Another difference is that a capital case would likely take much longer, Baxley says. He cites the 2009 shootings in Fort Hood, Texas, in which an Army psychiatrist, Maj. Nidal Hasan, is accused of killing 13 people.
Trial in that case was recently delayed until June.
"They're very deliberative in these cases," Baxley says. He's guessing that a trial in the Bales case would take at least two years.
One complicating question in this case is whether Bales might offer an insanity defense.
Military law has a provision for what is called "lack of mental responsibility."
The considerations, says Baxley, are "does the accused have a severe mental disease or defect? At the time of the crime, could he have appreciated the wrongfulness of his action? Is he competent to stand trial, and can he cooperate with his defense team?"
John Henry Browne, a civilian lawyer representing Bales, told reporters on Monday that his client was "confused" and didn't have a clear memory of what had happened on March 11, the night of the killings.
If Afghans Tried The Case
Afghan President Hamid Karzai has said Bales should be tried in Afghanistan, under the Afghan justice system.
That may conjure up images of eye-for-an-eye justice.
But Clark Lombardi, an associate professor of law at the University of Washington, notes there are many interpretations of Islamic, or shariah, law in the Muslim world.
Lombardi, an expert on Islamic law, says countries such as Afghanistan typically say their judicial systems are "consistent with Sharia law," but actually follow a civil law system.
The Afghans "have a criminal code drafted with the assistance of the Italian government," he says. "It would be recognizable by anyone from France or Italy."
Abdullahi Ahmed An-Na'im, a professor of law at Emory University, says it's difficult to tell how more traditional Islamic law might apply in the Bales case.
One feature of that tradition, he says, is that the family of the victim would have the choice of whether there should be a prosecution, and it might choose to negotiate a financial settlement in lieu of prosecution.
Na'im says calls for revenge by Afghan protesters or by Taliban insurgents aren't reflective of Islamic law.
"In Afghanistan, the Taliban is going to exploit the situation and even push the families to insist on retaliation, so it's going to take great courage for the families to decide on what they think is right," he says.
Na'im says Islamic law would also accept insanity as a defense "much the same as in modern Western law."

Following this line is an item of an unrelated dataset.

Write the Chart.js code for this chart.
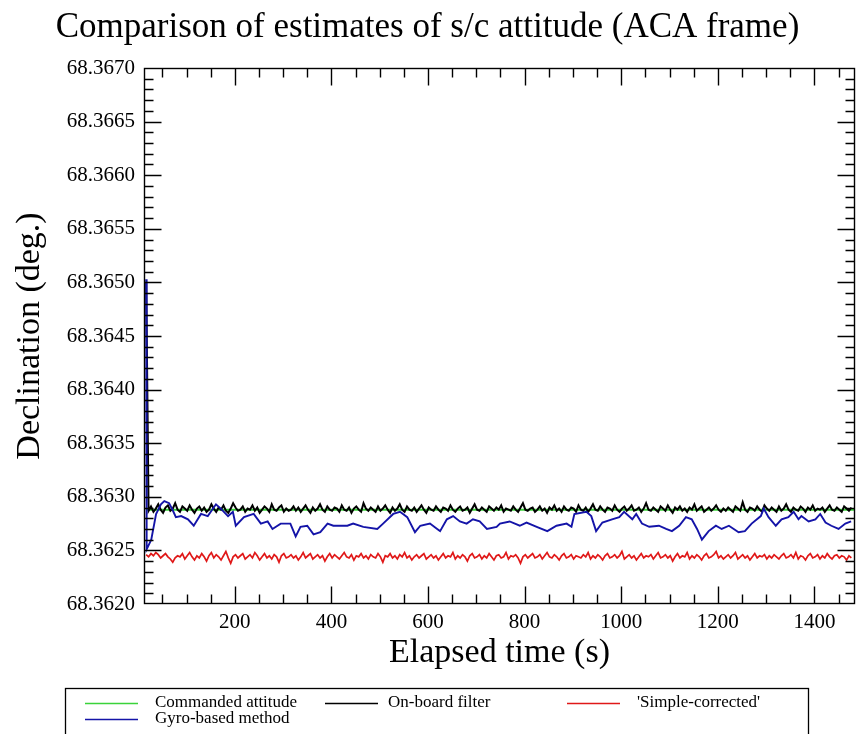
<!DOCTYPE html>
<html>
<head>
<meta charset="utf-8">
<title>Comparison of estimates of s/c attitude</title>
<script src="https://cdn.jsdelivr.net/npm/chart.js@4.4.0/dist/chart.umd.min.js"></script>
<style>
  html, body { margin: 0; padding: 0; background: #fff; }
  #wrap { width: 856px; height: 734px; }
</style>
</head>
<body>
<div id="wrap"><canvas id="attChart" width="856" height="734"></canvas></div>
<script>
// all declinations are stored as offsets above 68.3620 deg, in units of 1e-5 deg
var DEC_BASE = 68.362;
var DEC_UNIT = 1e-5;

// on-board filter and 'simple-corrected' are logged every 5 s from t = 16.5 s
var sampleStart = 16.5;
var sampleStep = 5;

var commandedTime = [16.5, 1484];
var commandedDec = [88, 88];

var onboardDec = [
  300, 87, 91, 86, 89, 93, 88, 85, 90, 92, 87, 89, 94, 88, 86, 91, 89, 87, 92, 88,
  85, 89, 91, 87, 90, 86, 88, 93, 89, 86, 90, 88, 92, 87, 85, 89, 94, 90, 87, 88,
  91, 86, 89, 88, 92, 87, 90, 85, 88, 91, 89, 86, 93, 88, 87, 90, 92, 86, 89, 87,
  88, 91, 87, 90, 86, 89, 92, 88, 85, 90, 87, 89, 93, 88, 86, 91, 88, 87, 90, 89,
  86, 92, 88, 87, 90, 85, 89, 91, 88, 86, 94, 89, 87, 90, 88, 86, 91, 87, 89, 92,
  88, 85, 90, 87, 89, 93, 88, 86, 91, 88, 87, 90, 86, 89, 92, 88, 85, 90, 88, 87,
  91, 88, 86, 90, 89, 87, 92, 88, 86, 89, 91, 87, 88, 90, 85, 89, 93, 88, 87, 90,
  88, 86, 91, 89, 87, 90, 88, 92, 86, 89, 88, 87, 91, 88, 86, 90, 94, 88, 87, 89,
  90, 86, 88, 91, 87, 89, 85, 90, 88, 92, 87, 89, 86, 91, 88, 87, 90, 89, 86, 92,
  88, 87, 90, 86, 89, 93, 88, 87, 91, 88, 86, 90, 89, 87, 92, 88, 86, 89, 91, 87,
  89, 92, 87, 88, 90, 86, 89, 94, 88, 87, 90, 88, 86, 91, 89, 87, 92, 88, 85, 90,
  88, 91, 87, 89, 86, 90, 88, 93, 87, 89, 91, 86, 88, 90, 87, 89, 92, 88, 86, 89,
  87, 90, 88, 86, 91, 89, 87, 95, 88, 86, 90, 89, 87, 91, 88, 86, 92, 89, 87, 90,
  88, 86, 91, 87, 89, 93, 88, 86, 90, 88, 87, 91, 89, 86, 90, 88, 92, 87, 89, 88,
  90, 86, 89, 92, 88, 87, 90, 88, 86, 91, 89, 87, 90
];

var simpleDec = [
  46, 44, 47, 45, 48, 46, 43, 45, 47, 44, 42, 39, 43, 45, 44, 47, 42, 45, 48, 44,
  41, 45, 43, 47, 44, 40, 45, 48, 43, 46, 44, 41, 45, 49, 43, 38, 44, 46, 43, 45,
  47, 42, 44, 46, 43, 48, 45, 41, 44, 47, 43, 45, 42, 46, 44, 39, 45, 47, 43, 44,
  46, 43, 45, 41, 44, 48, 43, 45, 47, 42, 44, 46, 43, 45, 40, 44, 47, 43, 46, 44,
  42, 45, 48, 44, 43, 46, 41, 45, 44, 47, 43, 45, 42, 46, 44, 43, 47, 44, 39, 45,
  44, 47, 43, 45, 42, 46, 44, 48, 43, 45, 41, 44, 46, 43, 45, 47, 42, 44, 46, 43,
  45, 41, 44, 47, 43, 45, 44, 48, 42, 45, 43, 46, 44, 40, 45, 47, 43, 44, 46, 42,
  45, 43, 47, 44, 41, 45, 46, 43, 44, 48, 42, 45, 44, 46, 43, 38, 44, 46, 43, 45,
  47, 43, 44, 46, 42, 45, 48, 44, 43, 46, 44, 41, 45, 47, 43, 44, 46, 42, 45, 44,
  43, 46, 44, 48, 42, 45, 43, 46, 44, 41, 45, 47, 43, 44, 46, 43, 45, 49, 42, 44,
  46, 43, 45, 41, 44, 47, 43, 45, 44, 46, 42, 45, 48, 43, 44, 46, 43, 45, 40, 44,
  47, 43, 45, 44, 48, 42, 45, 43, 46, 44, 41, 45, 47, 43, 44, 46, 49, 43, 45, 42,
  44, 46, 43, 45, 48, 42, 44, 46, 43, 45, 41, 44, 47, 43, 45, 44, 46, 42, 45, 43,
  46, 44, 42, 45, 47, 43, 44, 46, 43, 48, 42, 45, 44, 41, 45, 47, 43, 44, 46, 42,
  45, 43, 47, 44, 42, 45, 46, 43, 45, 44, 41, 45, 43
];

var gyroTime = [
  16.5, 17.5, 27, 37, 47, 54, 64, 72, 78, 89, 103, 115, 130, 144, 161, 171, 186, 196,
  202, 219, 239, 254, 268, 278, 295, 315, 326, 336, 350, 363, 377, 392, 404, 433,
  445, 466, 495, 507, 528, 542, 557, 573, 584, 604, 619, 625, 639, 652, 666, 680,
  693, 707, 722, 742, 749, 769, 790, 804, 825, 847, 866, 887, 897, 903, 928, 938,
  948, 961, 981, 996, 1006, 1023, 1031, 1043, 1058, 1078, 1093, 1105, 1120, 1134,
  1146, 1157, 1167, 1181, 1196, 1208, 1223, 1243, 1256, 1270, 1289, 1295, 1305,
  1320, 1332, 1346, 1357, 1367, 1373, 1388, 1402, 1412, 1423, 1435, 1450, 1464, 1476
];
var gyroDec = [
  303, 51, 60, 84, 93, 96, 94, 87, 81, 82, 79, 73, 84, 82, 93, 89, 82, 86,
  73, 81, 84, 75, 77, 70, 75, 75, 63, 72, 73, 65, 67, 75, 73, 73,
  75, 72, 70, 75, 84, 86, 81, 67, 73, 75, 70, 68, 79, 82, 77, 75,
  79, 77, 70, 72, 75, 77, 73, 76, 72, 68, 73, 75, 72, 84, 86, 82,
  68, 76, 79, 81, 86, 79, 84, 75, 72, 73, 70, 68, 73, 81,
  79, 70, 60, 68, 73, 70, 73, 67, 68, 75, 82, 89, 81,
  73, 79, 81, 86, 79, 82, 77, 79, 84, 76, 73, 70, 75, 77
];

var xMin = 12, xMax = 1484, xStep = 200, xMinor = 50;
var yMin = 68.3620, yMax = 68.3670, yStep = 0.0005, yMinor = 0.0001;

var serif = "'Liberation Serif', 'DejaVu Serif', serif";

function toPoints(times, offsets) {
  return offsets.map(function(v, i) {
    return { x: times[i], y: DEC_BASE + v * DEC_UNIT };
  });
}
function sampledPoints(offsets) {
  return offsets.map(function(v, i) {
    return { x: sampleStart + i * sampleStep, y: DEC_BASE + v * DEC_UNIT };
  });
}

var legendItems = [
  { label: 'Commanded attitude', color: '#3ad33a', col: 0, row: 0 },
  { label: 'On-board filter', color: '#000000', col: 1, row: 0 },
  { label: "'Simple-corrected'", color: '#e01818', col: 2, row: 0 },
  { label: 'Gyro-based method', color: '#1414a8', col: 0, row: 1 }
];

// frame + inward ticks on all four sides, like the original plot
var frameTicks = {
  id: 'frameTicks',
  afterDatasetsDraw: function(chart) {
    var ctx = chart.ctx, a = chart.chartArea;
    var xs = chart.scales.x, ys = chart.scales.y;
    var L = Math.round(a.left) + 0.5, R = Math.round(a.right) - 0.5;
    var T = Math.round(a.top) + 0.5, B = Math.round(a.bottom) - 0.5;
    ctx.save();
    ctx.strokeStyle = '#000';
    ctx.lineWidth = 1.4;
    ctx.strokeRect(L, T, R - L, B - T);
    ctx.beginPath();
    var v, px, len;
    for (v = 50; v < xMax; v += xMinor) {
      if (v < xMin) continue;
      px = Math.round(xs.getPixelForValue(v)) + 0.5;
      len = (v % xStep === 0) ? 17 : 9;
      ctx.moveTo(px, B); ctx.lineTo(px, B - len);
      ctx.moveTo(px, T); ctx.lineTo(px, T + len);
    }
    for (var k = 1; k < 50; k++) {
      v = yMin + k * yMinor;
      px = Math.round(ys.getPixelForValue(v)) + 0.5;
      len = (k % 5 === 0) ? 17 : 9;
      ctx.moveTo(L, px); ctx.lineTo(L + len, px);
      ctx.moveTo(R, px); ctx.lineTo(R - len, px);
    }
    ctx.stroke();
    ctx.restore();
  },
  afterDraw: function(chart) {
    var ctx = chart.ctx;
    var boxL = 65.5, boxT = 688.5, boxR = 808.5;
    var colX = [85, 325, 567];
    var rowY = [703, 719];
    ctx.save();
    ctx.strokeStyle = '#000';
    ctx.lineWidth = 1.3;
    ctx.strokeRect(boxL, boxT, boxR - boxL, 80);
    ctx.font = '17px ' + serif;
    ctx.textBaseline = 'middle';
    ctx.fillStyle = '#000';
    legendItems.forEach(function(it) {
      var x0 = colX[it.col], y0 = rowY[it.row];
      ctx.strokeStyle = it.color;
      ctx.lineWidth = 1.5;
      ctx.beginPath();
      ctx.moveTo(x0, y0 + 0.5); ctx.lineTo(x0 + 53, y0 + 0.5);
      ctx.stroke();
      ctx.fillText(it.label, x0 + (it.col === 1 ? 63 : 70), y0);
    });
    ctx.restore();
  }
};

var ctx = document.getElementById('attChart').getContext('2d');
var attChart = new Chart(ctx, {
  type: 'line',
  data: {
    datasets: [
      { label: legendItems[0].label, data: toPoints(commandedTime, commandedDec),
        borderColor: legendItems[0].color, borderWidth: 2, order: 3 },
      { label: legendItems[1].label, data: sampledPoints(onboardDec),
        borderColor: legendItems[1].color, borderWidth: 2, order: 2 },
      { label: legendItems[2].label, data: sampledPoints(simpleDec),
        borderColor: legendItems[2].color, borderWidth: 1.7, order: 1 },
      { label: legendItems[3].label, data: toPoints(gyroTime, gyroDec),
        borderColor: legendItems[3].color, borderWidth: 1.9, order: 0 }
    ]
  },
  options: {
    responsive: false,
    animation: false,
    devicePixelRatio: 1,
    parsing: false,
    layout: { padding: { left: 0, right: 1, top: 0, bottom: 0 } },
    elements: { point: { radius: 0 }, line: { tension: 0, fill: false } },
    plugins: {
      legend: { display: false },
      tooltip: { enabled: false },
      title: {
        display: true,
        text: 'Comparison of estimates of s/c attitude (ACA frame)',
        color: '#000',
        font: { family: serif, size: 35, weight: 'normal', lineHeight: 1.2 },
        padding: { top: 7, bottom: 19 }
      }
    },
    scales: {
      x: {
        type: 'linear', min: xMin, max: xMax,
        grid: { display: false, drawTicks: false },
        border: { display: false },
        ticks: {
          stepSize: xStep, includeBounds: false, autoSkip: false, maxRotation: 0,
          color: '#000', padding: 6,
          font: { family: serif, size: 21 },
          callback: function(v) { return String(v); }
        },
        title: {
          display: true, text: 'Elapsed time (s)', color: '#000',
          font: { family: serif, size: 34, lineHeight: 1.2 },
          padding: { top: 0, bottom: 61 }
        },
        afterFit: function(scale) { scale.height = 130; }
      },
      y: {
        type: 'linear', min: yMin, max: yMax,
        grid: { display: false, drawTicks: false },
        border: { display: false },
        ticks: {
          stepSize: yStep, autoSkip: false, color: '#000', padding: 9,
          font: { family: serif, size: 21 },
          callback: function(v) { return Number(v).toFixed(4); }
        },
        title: {
          display: true, text: 'Declination (deg.)', color: '#000',
          font: { family: serif, size: 34, lineHeight: 1.2 },
          padding: { top: 10, bottom: 0 }
        },
        afterFit: function(scale) { scale.width = 144; }
      }
    }
  },
  plugins: [frameTicks]
});
</script>
</body>
</html>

He says the family could insist on the death penalty or accept compensation, "but the best way, according to the Quran, is to forgive."
That's a long way from the kind of process that Robert Bales may be facing, but Montalvo says many of the same concerns apply.
"There's a human being behind all this, and that will be an acute conflict among the members," he says. "How does this case impact our ability to fight the fight, versus protection under the law for the defendant?"